While veterans groups have provided a strong bulwark on consumer protections for payday loan practices in an era of regulatory rollbacks, a new threat has emerged against a fundamental security of veteran and military families: their retirement savings. In recent months, regulators at the Securities and Exchange Commission (SEC) have publicly considered scrapping long-standing policies that protect the savings of servicemembers and veterans, as well as every American with an IRA or 401(k).
For decades, if a big corporation misled or deceived investors, those harmed by this fraud could band together to hold them accountable in public court. These actions have recovered billions of dollars for cheated investors, ranging from large pension funds for retired or disabled veterans to active-duty servicemembers with individual retirement accounts. With military retirement funds increasingly invested in our securities markets, a dramatic policy reversal at the SEC could rob veterans and servicemembers of their hard-fought savings.
In an April letter to members of the House Financial Services Committee, SEC Chairman Jay Clayton broke with every previous SEC head — Republican and Democrat — when he refused to stand against letting corporations include arbitration clauses in their bylaws or offering documents.
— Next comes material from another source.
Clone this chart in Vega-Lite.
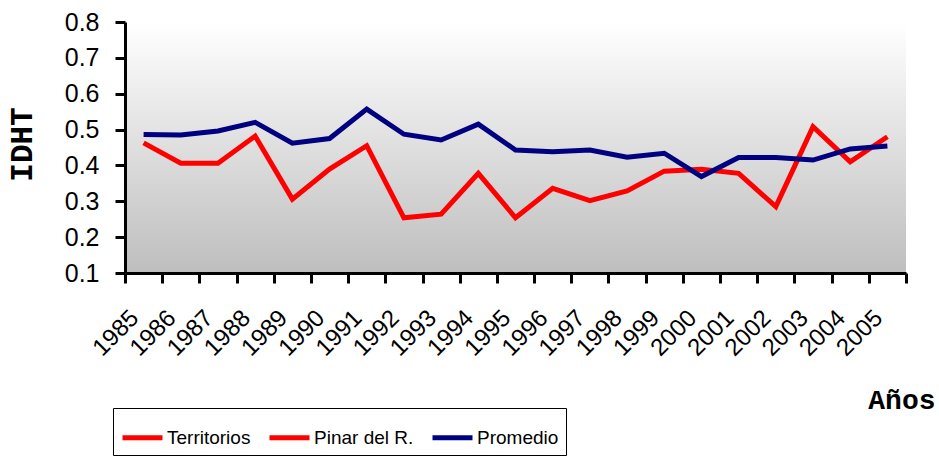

Instead, he stressed that he had “not formed a definitive view” on whether corporations should be able to force investors to give up their right to participate in class actions as the price of owning their stock.
On May 1, 133 organizations that work on behalf of middle-income, working Americans sent a letter urging Clayton to reaffirm the SEC’s longstanding position on this issue. We at The American Legion consider any such policy reversal to be an urgent threat to active-duty servicemembers and veterans as well.
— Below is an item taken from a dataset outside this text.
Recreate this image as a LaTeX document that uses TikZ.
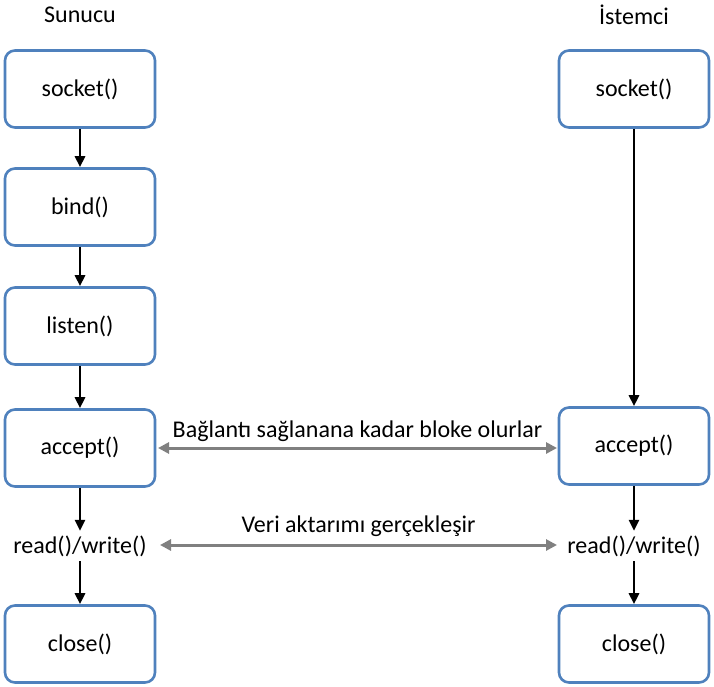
\documentclass[tikz,border=0pt]{standalone}
\usepackage{fontspec}
\setmainfont{Carlito}
\usetikzlibrary{arrows.meta}
\definecolor{bblue}{RGB}{79,129,189}
\definecolor{ggray}{RGB}{128,128,128}
\begin{document}
\begin{tikzpicture}[x=1pt,y=-1pt,
  box/.style={draw=bblue,line width=2.6pt,rounded corners=10pt,minimum width=150pt,minimum height=77pt,fill=white,font=\fontsize{24}{28}\selectfont},
  txt/.style={font=\fontsize{24}{28}\selectfont,inner sep=2pt},
  flow/.style={-{Triangle[length=11pt,width=10pt]},line width=2.8pt},
  link/.style={{Triangle[length=11pt,width=11pt]}-{Triangle[length=11pt,width=11pt]},line width=3pt,draw=ggray}]
\useasboundingbox (0,0) rectangle (714,687);
\node[txt] (t1) at (80,15) {Sunucu};
\node[txt] (t2) at (634,15) {İstemci};
\node[box] (s1) at (80,89) {socket()};
\node[box] (s2) at (80,207) {bind()};
\node[box] (s3) at (80,326) {listen()};
\node[box] (s4) at (80,448) {accept()};
\node[txt,minimum height=30pt] (s5) at (80,546) {read()/write()};
\node[box] (s6) at (80,644) {close()};
\node[box] (c1) at (634,89) {socket()};
\node[box] (c4) at (634,446) {accept()};
\node[txt,minimum height=30pt] (c5) at (634,546) {read()/write()};
\node[box] (c6) at (634,644) {close()};
\draw[flow] (s1) -- (s2);
\draw[flow] (s2) -- (s3);
\draw[flow] (s3) -- (s4);
\draw[flow] (s4) -- (s5);
\draw[flow] (s5) -- (s6);
\draw[flow] (c1) -- (c4);
\draw[flow] (c4) -- (c5);
\draw[flow] (c5) -- (c6);
\coordinate (a1) at (158,448);
\coordinate (a2) at (557,448);
\draw[link] (a1) -- (a2) node[midway,above=3pt,txt] (l1) {Bağlantı sağlanana kadar bloke olurlar};
\coordinate (b1) at (160,545);
\coordinate (b2) at (557,545);
\draw[link] (b1) -- (b2) node[midway,above=5pt,txt] (l2) {Veri aktarımı gerçekleşir};
\end{tikzpicture}
\end{document}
Due to recent changes to the military retirement system, everyone who enlists after January 2018 receives some retirement benefits, whether they serve the 20 years required for full benefits or not. New servicemembers are automatically enrolled in the Thrift Savings Plan, a federal 401(k) that allows members to grow their savings in the stock market — so servicemembers and veterans have much at stake if the SEC removes investors’ best tool to enforce their rights. The TSP is an excellent retirement plan that offers high-quality investment options, but even the best plan cannot protect its members from the harmful effects of financial fraud.
When Bernie Madoff’s $20 billion Ponzi scheme made national headlines in 2008, Navy veteran Michael De Vita quickly became the public face of thousands of investors who lost everything. He worked as a naval electrician, fixing planes at his local base. After losing decades of savings and the high returns he was told he had earned, Michael had to scrap his plan to retire at 60. His 80-year-old mother Emma had also invested in Madoff’s fund, losing her late husband’s $1 million nest egg in the scam. She is now living on just half the monthly retirement stipend she had planned.
In the years since Madoff was sentenced to 150 years in prison, private attorneys have worked to return $11 billion to defrauded investors, including Michael and other veterans — filing more than 120 class actions related to Madoff. Investors also recovered $218 million in a class action against JP Morgan, which helped cover up the scheme. While Madoff’s scheme was not conducted through a publicly traded company, Michael’s story illustrates how investors benefit when they band together in complex fraud cases — an option that would be foreclosed if the SEC permits forced arbitration.
As the Department of Defense concluded regarding financial scams, servicemembers and veterans need and deserve full legal recourse against “unscrupulous” actors — including the right to hold them accountable in class actions. To ensure American investors can keep their hard-earned savings secure, the SEC must protect the longstanding class action rights of all investors.
John Kamin is assistant director of The American Legion’s Veterans Employment & Education Division.